Inflation over the last 12 months now totals 52.1 percent, according to official data – one of the highest rates in the world.

Since January, prices are up 41.8 percent, overshooting President Alberto Fernández's government's 2021 Budget estimate of 29 percent for the calendar year.

According to INDEC, price rises last month were led by clothing and footwear (up 5.1 percent) and healthcare (4.7 percent), the latter driven largely by a government-approved increase in prepaid health schemes.

“The increase in the food and non-alcoholic beverages sector (3.4 percent) was the one with the highest incidence across all regions," said INDEC in its report. "Within that sector, what most affected most of the regions were increases in vegetables, tubers and legumes; bread and cereals; fruits; meat and [meat] derivatives. In addition, rises in Coffee, tea, yerba [mate] and cocoa stood out; and sugar, sweets, chocolate, sweets, etc.”

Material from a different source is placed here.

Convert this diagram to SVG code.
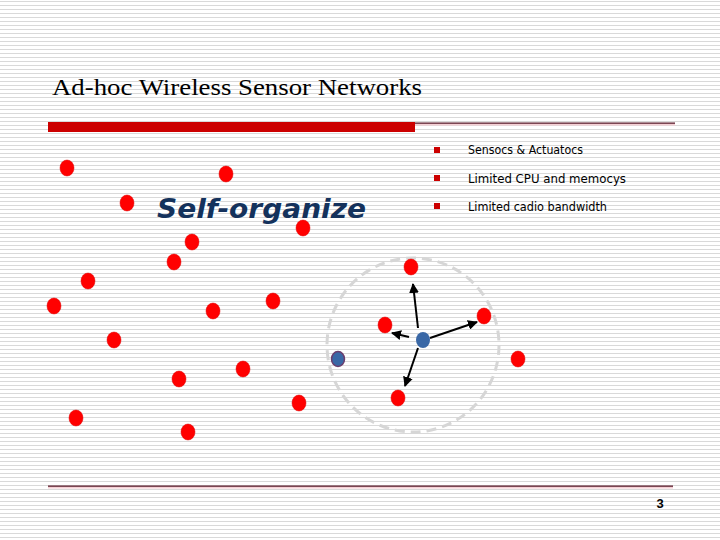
<svg xmlns="http://www.w3.org/2000/svg" width="720" height="540" viewBox="0 0 720 540">
  <defs>
    <pattern id="stripes" x="0" y="0" width="720" height="4" patternUnits="userSpaceOnUse">
      <rect x="0" y="0" width="720" height="4" fill="#ffffff"/>
      <rect x="0" y="1" width="720" height="1" fill="#d9d9d9"/>
    </pattern>
    <marker id="arrow" viewBox="0 0 10 10" refX="9" refY="5" markerWidth="5" markerHeight="5" orient="auto" markerUnits="strokeWidth">
      <path d="M0,0 L10,5 L0,10 z" fill="#000000"/>
    </marker>
    <style>
      .red { fill: #ff0000; stroke: #e00000; stroke-width: 0.5; }
      .bullet { fill: #cc0000; }
      .btext { font-family: "DejaVu Sans", "Liberation Sans", sans-serif; font-size: 12.5px; fill: #000000; }
      .conn { stroke: #000000; stroke-width: 2; fill: none; marker-end: url(#arrow); }
    </style>
  </defs>

  <rect x="0" y="0" width="720" height="540" fill="url(#stripes)"/>

  <text x="52" y="95" font-family="'Liberation Serif', serif" font-size="24" textLength="370" lengthAdjust="spacingAndGlyphs" fill="#000000">Ad-hoc Wireless Sensor Networks</text>

  <rect x="48" y="122" width="367" height="10" fill="#cc0000"/>
  <rect x="415" y="124" width="260" height="1.5" fill="#f5d0d5"/>
  <rect x="415" y="122.5" width="260" height="1.3" fill="#5c1a2a"/>
  <rect x="48" y="487" width="625" height="1.5" fill="#f5d0d5"/>
  <rect x="48" y="485.5" width="625" height="1.3" fill="#5c1a2a"/>

  <text x="660" y="508" font-family="'Liberation Sans', sans-serif" font-size="13" font-weight="bold" fill="#000000" text-anchor="middle">3</text>

  <g id="bullets">
    <rect class="bullet" x="434" y="147" width="6" height="6"/>
    <text class="btext" x="468" y="154" textLength="115" lengthAdjust="spacingAndGlyphs">Sensocs &amp; Actuatocs</text>
    <rect class="bullet" x="434" y="175" width="6" height="6"/>
    <text class="btext" x="468" y="183" textLength="158" lengthAdjust="spacingAndGlyphs">Limited CPU and memocys</text>
    <rect class="bullet" x="434" y="203" width="6" height="6"/>
    <text class="btext" x="468" y="211" textLength="139" lengthAdjust="spacingAndGlyphs">Limited cadio bandwidth</text>
  </g>

  <text x="157" y="218" font-family="'DejaVu Sans', sans-serif" font-size="27" font-weight="bold" font-style="italic" fill="#14325c" textLength="209" lengthAdjust="spacingAndGlyphs">Self-organize</text>

  <ellipse cx="413" cy="345" rx="86" ry="87" fill="none" stroke="#d6d6d6" stroke-width="3" stroke-dasharray="10 6"/>

  <g id="connectors">
    <line class="conn" x1="418" y1="328" x2="413" y2="284"/>
    <line class="conn" x1="409" y1="337" x2="392" y2="333"/>
    <line class="conn" x1="430" y1="338" x2="477" y2="322"/>
    <line class="conn" x1="418" y1="348" x2="405" y2="386"/>
  </g>

  <g id="nodes">
    <ellipse id="n1" class="red" cx="67" cy="168" rx="7" ry="8"/>
    <ellipse id="n2" class="red" cx="226" cy="174" rx="7" ry="8"/>
    <ellipse id="n3" class="red" cx="127" cy="203" rx="7" ry="8"/>
    <ellipse id="n4" class="red" cx="303" cy="228" rx="7" ry="8"/>
    <ellipse id="n5" class="red" cx="192" cy="242" rx="7" ry="8"/>
    <ellipse id="n6" class="red" cx="174" cy="262" rx="7" ry="8"/>
    <ellipse id="n7" class="red" cx="88" cy="281" rx="7" ry="8"/>
    <ellipse id="n8" class="red" cx="54" cy="306" rx="7" ry="8"/>
    <ellipse id="n9" class="red" cx="273" cy="301" rx="7" ry="8"/>
    <ellipse id="n10" class="red" cx="213" cy="311" rx="7" ry="8"/>
    <ellipse id="n11" class="red" cx="114" cy="340" rx="7" ry="8"/>
    <ellipse id="n12" class="red" cx="243" cy="369" rx="7" ry="8"/>
    <ellipse id="n13" class="red" cx="179" cy="379" rx="7" ry="8"/>
    <ellipse id="n14" class="red" cx="299" cy="403" rx="7" ry="8"/>
    <ellipse id="n15" class="red" cx="76" cy="418" rx="7" ry="8"/>
    <ellipse id="n16" class="red" cx="188" cy="432" rx="7" ry="8"/>
    <ellipse id="n17" class="red" cx="411" cy="267" rx="7" ry="8"/>
    <ellipse id="n18" class="red" cx="484" cy="316" rx="7" ry="8"/>
    <ellipse id="n19" class="red" cx="385" cy="325" rx="7" ry="8"/>
    <ellipse id="n20" class="red" cx="518" cy="359" rx="7" ry="8"/>
    <ellipse id="n21" class="red" cx="398" cy="398" rx="7" ry="8"/>
    <ellipse id="blue1" cx="423" cy="340" rx="7" ry="8" fill="#3a68a6"/>
    <ellipse id="blue2" cx="338" cy="359" rx="6.5" ry="7.5" fill="#3a68a6" stroke="#6a3e6e" stroke-width="1.5"/>
  </g>
</svg>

The two sectors registered the lowest increases in October were education (1.4 percent) and communications (1.1 percent).

Prices soared in October despite government-imposed freezes on more than 1,400 products, delivered via partial and temporary agreements with businesses, to tamp down inflation.

INDEC’s data was released just four days before crucial midterm legislative elections, in which half of the Chamber of Deputies and a third of the Senate will be renewed. The ruling Frente de Todos coalition could lose control of the upper chamber.

Coinciding with the publication of inflation data, the Central Bank’s latest survey of market expectations – based on figures crunched by 42 banks, consultancy firms and research institutes – shows that experts expect inflation to close out the year at around 50 percent.

Argentina’s economy is slowly emerging from a three-year recession and is expected to grow by 8.3 percent this year, according to the Central Bank survey, following a collapse of 9.9 percent of gross domestic product last year following the coronavirus pandemic.